[TASK TO CARRY OUT] Within the material below, find each line bearing the word "this" and present it.

[RECORDS TO USE]
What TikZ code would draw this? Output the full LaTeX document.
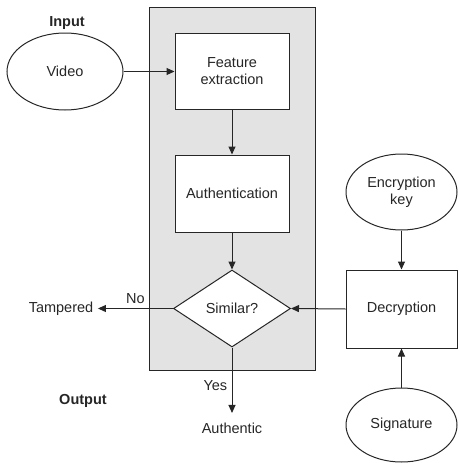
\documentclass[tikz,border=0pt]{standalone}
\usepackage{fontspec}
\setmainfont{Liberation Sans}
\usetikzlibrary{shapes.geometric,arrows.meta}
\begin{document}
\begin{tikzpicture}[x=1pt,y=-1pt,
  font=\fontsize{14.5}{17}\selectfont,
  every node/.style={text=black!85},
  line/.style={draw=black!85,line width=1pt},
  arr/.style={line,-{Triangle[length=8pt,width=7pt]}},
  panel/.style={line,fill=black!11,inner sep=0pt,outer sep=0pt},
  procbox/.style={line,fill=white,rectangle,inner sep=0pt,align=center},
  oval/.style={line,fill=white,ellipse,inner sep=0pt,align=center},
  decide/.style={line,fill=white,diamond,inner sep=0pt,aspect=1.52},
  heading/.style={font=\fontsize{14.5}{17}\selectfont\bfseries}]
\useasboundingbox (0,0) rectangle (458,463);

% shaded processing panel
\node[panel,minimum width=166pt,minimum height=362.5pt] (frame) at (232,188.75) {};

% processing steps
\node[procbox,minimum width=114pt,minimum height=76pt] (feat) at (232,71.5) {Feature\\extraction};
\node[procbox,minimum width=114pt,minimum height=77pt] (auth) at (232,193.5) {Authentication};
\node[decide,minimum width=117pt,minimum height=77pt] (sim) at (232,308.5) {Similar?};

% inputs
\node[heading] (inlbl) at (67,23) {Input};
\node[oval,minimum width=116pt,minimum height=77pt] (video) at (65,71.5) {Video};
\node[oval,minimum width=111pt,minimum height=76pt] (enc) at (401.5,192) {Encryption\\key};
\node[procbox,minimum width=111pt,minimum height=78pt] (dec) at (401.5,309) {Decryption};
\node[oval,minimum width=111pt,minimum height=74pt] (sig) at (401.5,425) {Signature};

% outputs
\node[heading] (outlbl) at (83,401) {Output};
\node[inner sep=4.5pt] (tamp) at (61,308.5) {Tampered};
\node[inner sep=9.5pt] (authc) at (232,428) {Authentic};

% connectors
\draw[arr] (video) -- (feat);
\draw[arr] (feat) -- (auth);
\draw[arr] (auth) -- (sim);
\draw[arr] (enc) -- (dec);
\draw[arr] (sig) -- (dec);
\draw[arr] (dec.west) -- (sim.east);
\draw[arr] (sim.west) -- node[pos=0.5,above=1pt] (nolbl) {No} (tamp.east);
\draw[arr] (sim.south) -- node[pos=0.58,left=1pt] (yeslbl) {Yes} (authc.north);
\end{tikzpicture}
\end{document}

...

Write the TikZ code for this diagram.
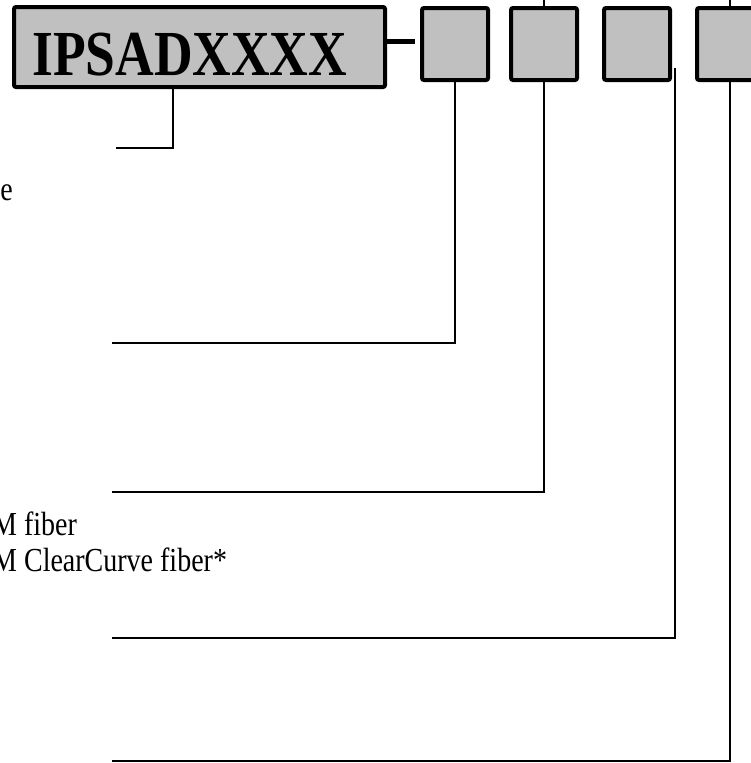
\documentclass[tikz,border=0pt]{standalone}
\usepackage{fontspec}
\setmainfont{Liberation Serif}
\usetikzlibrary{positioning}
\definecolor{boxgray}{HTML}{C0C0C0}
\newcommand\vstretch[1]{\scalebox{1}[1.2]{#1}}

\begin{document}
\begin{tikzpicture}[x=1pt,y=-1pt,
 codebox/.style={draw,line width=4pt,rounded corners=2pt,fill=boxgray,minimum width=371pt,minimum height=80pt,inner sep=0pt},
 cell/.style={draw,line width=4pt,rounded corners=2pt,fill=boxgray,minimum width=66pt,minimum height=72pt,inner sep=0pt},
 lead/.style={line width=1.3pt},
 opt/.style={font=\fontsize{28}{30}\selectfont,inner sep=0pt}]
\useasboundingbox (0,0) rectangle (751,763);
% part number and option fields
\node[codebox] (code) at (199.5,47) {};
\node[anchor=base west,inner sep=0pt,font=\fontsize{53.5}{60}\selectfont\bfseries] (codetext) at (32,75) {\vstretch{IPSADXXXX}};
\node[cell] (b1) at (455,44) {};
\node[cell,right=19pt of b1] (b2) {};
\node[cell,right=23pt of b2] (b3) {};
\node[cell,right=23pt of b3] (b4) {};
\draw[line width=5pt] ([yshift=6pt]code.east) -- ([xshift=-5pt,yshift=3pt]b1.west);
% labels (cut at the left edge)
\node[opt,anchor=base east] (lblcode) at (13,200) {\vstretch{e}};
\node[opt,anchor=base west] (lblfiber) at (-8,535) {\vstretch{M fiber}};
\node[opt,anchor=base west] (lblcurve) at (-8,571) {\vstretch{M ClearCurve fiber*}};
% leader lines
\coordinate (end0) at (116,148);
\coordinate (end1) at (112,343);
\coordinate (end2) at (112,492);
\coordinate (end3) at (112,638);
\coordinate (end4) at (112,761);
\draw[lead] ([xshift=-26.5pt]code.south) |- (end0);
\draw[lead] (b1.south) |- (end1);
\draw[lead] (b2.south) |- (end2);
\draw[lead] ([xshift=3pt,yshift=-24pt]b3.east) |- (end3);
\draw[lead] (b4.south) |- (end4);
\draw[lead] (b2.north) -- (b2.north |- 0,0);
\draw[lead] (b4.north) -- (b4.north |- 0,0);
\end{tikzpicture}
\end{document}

--

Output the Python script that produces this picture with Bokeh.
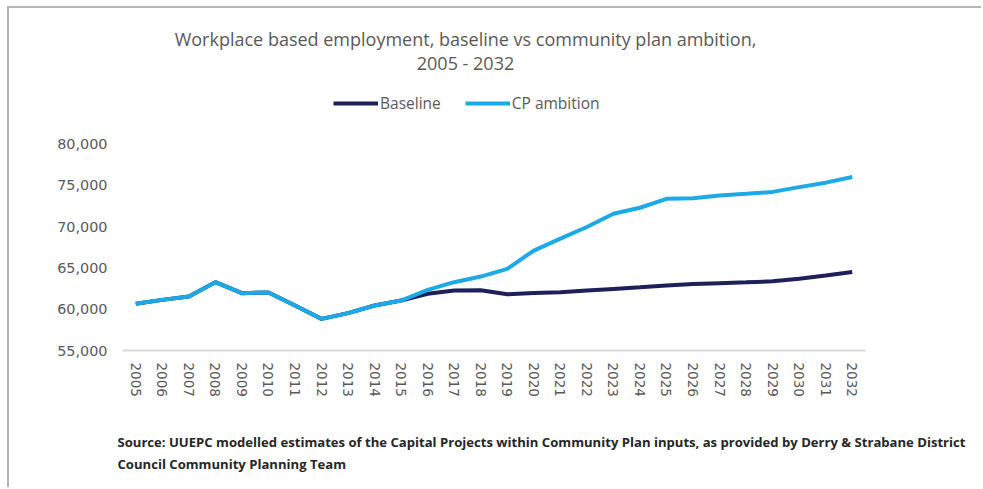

[FINAL RESULT]
What TikZ code would draw this? Output the full LaTeX document.
Write the TikZ code for this diagram.
Output the Python script that produces this picture with Bokeh.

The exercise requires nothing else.